Book Reviews
These books have been reviewed on Restorative Justice Online.
- Book Review: The Machinery of Criminal Justice
- from the review by Andrew Taslitz on Jotwell: ....Bibas’s new book, The Machinery of Criminal Justice, is so humane and thoughtful an analysis of the reforms needed in our criminal justice system that I find myself drawn to giving him still more good press....Bibas’s argument turns on three central ideas: (1) the system pretends to a mechanistic efficiency deaf to the emotions and meaningful expressions that undergird any sound system of criminal justice; (2) lawyers and other experts have hijacked the system to serve their own needs, displacing defendants, victims, and even judges; and (3) the political forces at work are skewed toward undue penal harshness and elite control rather than adequately balanced by informed lay participation.
- Review: The forgiving life: A pathway to overcoming resentment and creating a legacy of love
- by Jacqueline Song, University of the Philippines-Dilman Justice can be restored in many ways, as the readers of this site are well aware. Sometimes, victims and offenders choose to bring mercy alongside justice as a way to heal from the ravages of injustice. Forgiving and seeking forgiveness together constitute one of these merciful strategies. To forgive is to struggle to rid oneself of resentment and to respond to an offender with goodness. To seek forgiveness includes internal sorrow, a conviction not to repeat the offense, and recompense where appropriate. When one forgives, he or she never condones the wrong and never tosses justice aside. Forgiveness and justice work side by side for good.
- Review: Restorative justice in practice: Evaluating what works for victims and offenders.
- by Eric Assur Three British criminology researchers and educators, affiliated with the University of Sheffield, have offered a very rich book on the use of victim-offender mediation programs (what they call schemes) in adult criminal justice venues in England. Most early Restorative Justice (RJ) writing has focused on juvenile justice programs, generally with a concentration on diversionary approaches for first time offenders. The Shapland, Robinson and Sorsby book looks exclusively and intensely at three ‘schemes’ and several hundred ‘cases’ involving adults. The criminal justice programs they studied were funded by the British Ministry of Justice – Home Office between 2001 and 2008. They worked with adults at arrest, while going through the courts and even with some while imprisoned. In a nutshell, this is a thought provoking book that has few significant weak points. This is not a primer on Restorative Justice. It assumes that readers are at least moderately informed about RJ. It belongs in the hands of North American justice administrators. While not designed as a textbook (no end of chapter discussion questions), it concludes with end notes and references that make it a useful reference for anyone seeking to look further into transformative justice and RJ, especially as found in the United Kingdom and Australia.

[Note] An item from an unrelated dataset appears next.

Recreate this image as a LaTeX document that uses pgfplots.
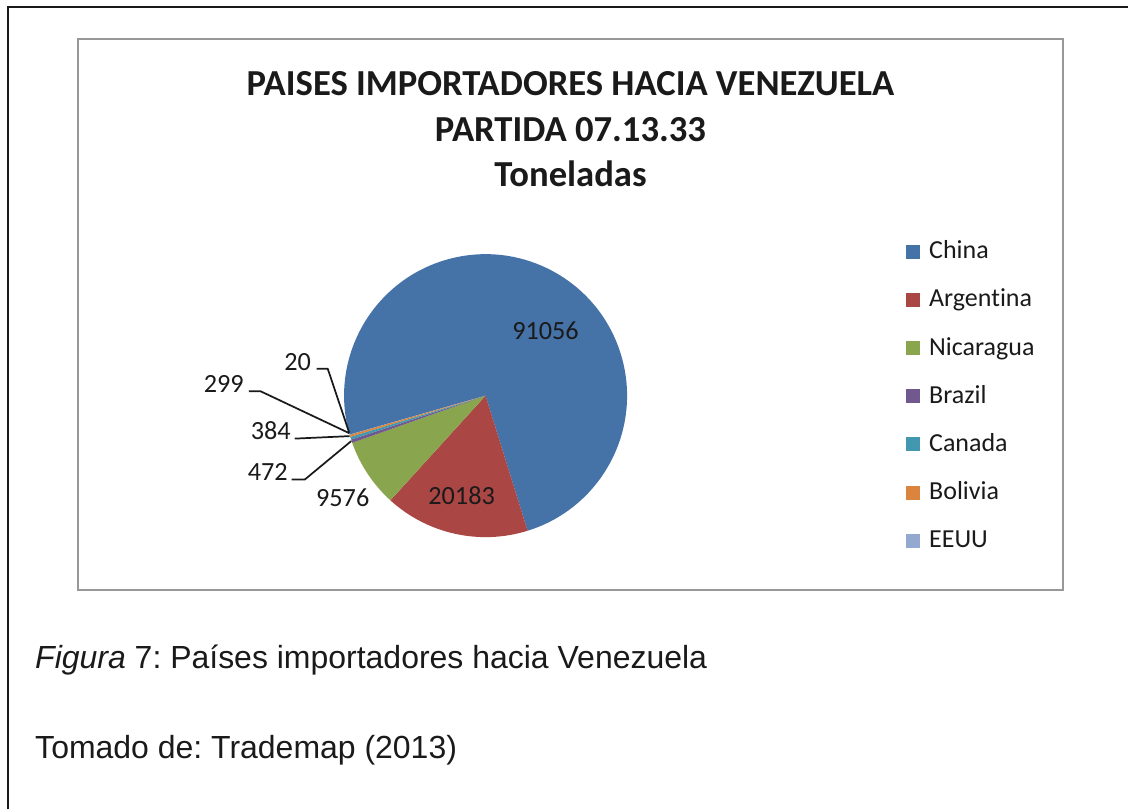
\documentclass[border=0pt]{standalone}
\usepackage{pgfplots}
\pgfplotsset{compat=1.18}
\usepackage{fontspec}
\setmainfont{Carlito}[Ligatures=NoCommon]
\newfontfamily\arialf{Liberation Sans}[Ligatures=NoCommon]
\frenchspacing
\definecolor{cChina}{HTML}{4572A7}
\definecolor{cArg}{HTML}{AA4643}
\definecolor{cNic}{HTML}{89A54E}
\definecolor{cBra}{HTML}{71588F}
\definecolor{cCan}{HTML}{4198AF}
\definecolor{cBol}{HTML}{DB843D}
\definecolor{cUS}{HTML}{93A9CF}
\definecolor{boxgray}{RGB}{152,152,152}
\definecolor{txt}{RGB}{26,26,26}
\pgfplotsset{sq/.style={legend image code/.code={%
  \fill[##1, draw=none] (0pt,0pt) rectangle (10.5pt,10.5pt);
  \path[draw=none, fill=none] (0pt,0pt) -- (17.25pt,0pt);}}}
% data (toneladas)
\def\vChina{91056}
\def\vArg{20183}
\def\vNic{9576}
\def\vBra{472}
\def\vCan{384}
\def\vBol{299}
\def\vUS{20}
\begin{document}
\begin{tikzpicture}
\edef\tot{\fpeval{\vChina+\vArg+\vNic+\vBra+\vCan+\vBol+\vUS}}
\edef\aA{196.0}
\edef\aB{\fpeval{\aA-\vChina/\tot*360}}
\edef\aC{\fpeval{\aB-\vArg/\tot*360}}
\edef\aD{\fpeval{\aC-\vNic/\tot*360}}
\edef\aE{\fpeval{\aD-\vBra/\tot*360}}
\edef\aF{\fpeval{\aE-\vCan/\tot*360}}
\edef\aG{\fpeval{\aF-\vBol/\tot*360}}
\edef\aH{\fpeval{\aG-\vUS/\tot*360}}
\def\R{106.2pt}
\begin{axis}[
  width=846.75pt, height=607.5pt, scale only axis,
  xmin=0, xmax=1129, ymin=0, ymax=810, y dir=reverse,
  hide axis, clip=false,
  legend style={at={(axis cs:907,240.3)}, anchor=north west, draw=none, fill=none,
    inner sep=0pt, outer sep=0pt, text=txt,
    font=\fontsize{19.5}{23}\selectfont, row sep=18.15pt,
    nodes={inner sep=0pt, outer sep=0pt, text height=14pt, text depth=4pt, anchor=base west}},
]
\path (axis cs:0,0) rectangle (axis cs:1129,810);
% outer frame
\draw[line width=1.5pt, txt] (axis cs:8,810) -- (axis cs:8,7) -- (axis cs:1129,7);
% chart area
\draw[line width=1.5pt, boxgray] (axis cs:78,39) rectangle (axis cs:1064,591);
% pie
\fill[cChina] (axis cs:486,396) -- ++(\aA:\R) arc[start angle=\aA, end angle=\aB, radius=\R] -- cycle;
\fill[cArg] (axis cs:486,396) -- ++(\aB:\R) arc[start angle=\aB, end angle=\aC, radius=\R] -- cycle;
\fill[cNic] (axis cs:486,396) -- ++(\aC:\R) arc[start angle=\aC, end angle=\aD, radius=\R] -- cycle;
\fill[cBra] (axis cs:486,396) -- ++(\aD:\R) arc[start angle=\aD, end angle=\aE, radius=\R] -- cycle;
\fill[cCan] (axis cs:486,396) -- ++(\aE:\R) arc[start angle=\aE, end angle=\aF, radius=\R] -- cycle;
\fill[cBol] (axis cs:486,396) -- ++(\aF:\R) arc[start angle=\aF, end angle=\aG, radius=\R] -- cycle;
\fill[cUS] (axis cs:486,396) -- ++(\aG:\R) arc[start angle=\aG, end angle=\aH, radius=\R] -- cycle;
% data labels
\begin{scope}[every node/.style={font=\fontsize{19.7}{23}\selectfont, text=txt, inner sep=0pt}]
\node at (axis cs:546,331) {\vChina};
\node at (axis cs:462,496) {\vArg};
\node at (axis cs:343,498) {\vNic};
\node at (axis cs:268,472) {\vBra};
\node at (axis cs:271,431) {\vCan};
\node at (axis cs:224,384) {\vBol};
\node at (axis cs:298,362) {\vUS};
\end{scope}
% leader lines
\begin{scope}[line width=1.3pt, txt]
\draw (axis cs:317,369) -- (axis cs:328,369) -- (axis cs:349.5,433);
\draw (axis cs:249,391.7) -- (axis cs:261,391.7) -- (axis cs:349.5,433.5);
\draw (axis cs:295,439) -- (axis cs:350,436.5);
\draw (axis cs:292,480) -- (axis cs:305,480) -- (axis cs:351.5,441.5);
\end{scope}
% title
\begin{scope}[every node/.style={font=\bfseries\fontsize{27.5}{33}\selectfont, text=txt, inner sep=0pt, anchor=base}]
\node at (axis cs:571,96) {PAISES IMPORTADORES HACIA VENEZUELA};
\node at (axis cs:571,141.5) {PARTIDA 07.13.33};
\node at (axis cs:571,186.5) {Toneladas};
\end{scope}
% caption
\begin{scope}[every node/.style={font=\arialf\fontsize{24}{28}\selectfont, text=txt, inner sep=0pt, anchor=base west}]
\node at (axis cs:35,669.5) {\textit{Figura} 7: Países importadores hacia Venezuela};
\node at (axis cs:35,759) {Tomado de: Trademap (2013)};
\end{scope}
% legend
\addlegendimage{sq, fill=cChina}\addlegendentry{China}
\addlegendimage{sq, fill=cArg}\addlegendentry{Argentina}
\addlegendimage{sq, fill=cNic}\addlegendentry{Nicaragua}
\addlegendimage{sq, fill=cBra}\addlegendentry{Brazil}
\addlegendimage{sq, fill=cCan}\addlegendentry{Canada}
\addlegendimage{sq, fill=cBol}\addlegendentry{Bolivia}
\addlegendimage{sq, fill=cUS}\addlegendentry{EEUU}
\end{axis}
\end{tikzpicture}
\end{document}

- Review: A community-based approach to the reduction of sexual re-offending: circles of support and accountability
- by Martin Wright Often sex offenders are isolated people who have difficulty making relationships, and when they come out of prison the double stigma of prison and the nature of their offence isolates them still more – an extra hardship for them, and an increased risk that they will revert to their previous behaviour. So the idea of forming a circle of support for them is both humane and a safeguard. It does not fall under the usual definition of restorative justice, because it does not include dialogue with the victim, which would in many cases be unwanted and/or inappropriate. It does however restore or even improve the situation of the offender, and it involves members of the community.
- Review: Child victims and restorative justice: A needs-rights model
- from the article by Bill Lyons in Law & Politics Review: ....Combining the right to participate from the Convention on the Rights of the Child with an empirical analysis of a child's need to regain control, participation emerges as a critically important need and right for at least three reasons. First, for immediate instrumental reasons, participation is both an immediate coping mechanism and is expected to improve criminal justice outcomes. Second, for longer term developmental reasons, meaningful participation in experiential learning opportunities is a developmental step toward empowering young adults to master the problem solving skills necessary to make democracy both possible and desirable.
- Summer reading
- from Howard Zehr's entry in Restorative Justice Blog: Our friends at Community Justice Initiatives British Columbia have just posted a free on-line publication, Walking the Talk: Developing Ethics Frameworks for the Practice of Restorative Justice, by Susan Sharpe. This resource is intended to help organizations sort out the values that they wish to live by. Given the difficulties of living by the principles we espouse in our organizations, this will be an important publication for those of involved in restorative justice programs. Susan L. Miller’s After the Crime: The power of restorative justice – dialogues between victims and offenders (New York University Press, 2011) is a careful and readable examination of severe violence dialogue approaches.
- Badlands or fairyland? How to misuse statistics and confuse the public
- from Rethining Crime and Punishment's new newsletter Truth in Justice: If Truth in Justice were to have an annual award in 12 months time for the most inaccurate, misleading and appalling publication on crime and punishment, it is unlikely that anything would surpass Badlands: NZ - A Land Fit for Criminals by David Fraser and published by Ian Wishart. While we were reluctant to give it any more publicity, the book is a self-contained case study of what can happen when someone with a set ideological agenda sets out to prove their position through false logic and the misuse of statistics. It almost qualifies as a serious hazard to public safety. We asked three people to review the book. Each has approached it from a different perspective.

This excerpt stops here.